The envoy observed that creation of new products and industries would require new investment, especially foreign investment.
"That in turn will require practical reforms in logistics, customs, ports, inland waterways, airports etc. And that will require reforms in public administration - in the way government operates - including nationwide digital processes that will formalise large parts of the informal sector."
He said skills and training needs urgent focus: targeted training to help workers and entrepreneurs to face competition and meet new demand in specialist areas.
"I was actually in Japan last week partly to help conclude our first ever major FTA/EPA with them, but also to help establish a structured process through which we can send 100,000 skilled workers in targeted vocations over there," he said.
Siddiqi said perhaps most relevant for this forum is that Bangladesh's most important export markets - the European Union for example - will only "extend our preferential access to their markets (what's known as GSP Plus) if we explicitly and verifiably upgrade our standards, especially labour standards".
He said: "Conversely, if we can demonstrate credible progress in the advancement of those standards, we are likely to receive a sympathetic ear when we ask for transitional privileges."
About labour sector reforms, Siddiqi said in a post-uprising Bangladesh, the labour reforms agenda is a moral imperative.
Nobel Peace Laureate Professor Muhammad Yunus' government is committed to promoting dignity and decency in the workplace because that is the right thing to do, consistent with their values and mandate, he said.
"For the first time in history, we stood up a national-level Labour Reform Commission alongside the fundamental commissions looking at constitutional, parliamentary or judiciary reforms.

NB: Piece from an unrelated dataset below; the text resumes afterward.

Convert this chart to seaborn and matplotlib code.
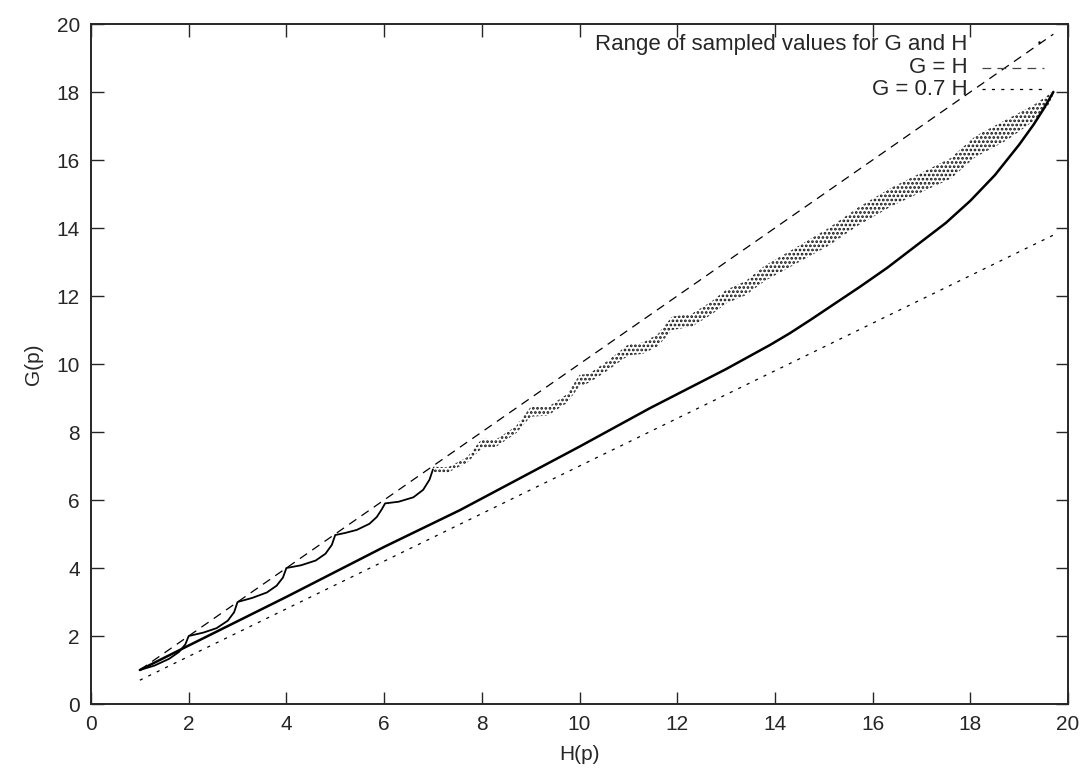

And these are being taken through a consensus-building process with all political parties ahead of the elections," the special envoy said.
But, he said, in addition to its normative motivation, Bangladesh's business community supports its labour reforms agenda for their own enlightened self-interest: the fact that it has a direct bearing on our access to export markets.
"Sure, we're nervous about possible risks in execution and implementation. But let's be clear: negotiating an extension to LDC graduation or negotiating favourable post-LDC terms will not be easy for a song as we have an Article 26 complaint hanging over us at the ILO governing board," he said.
Siddiqi said the good news is that Bangladesh expects to have completed the bulk of its obligations under the roadmap agreed with the ILO: both in terms of legislation and in the conduct of labour relations.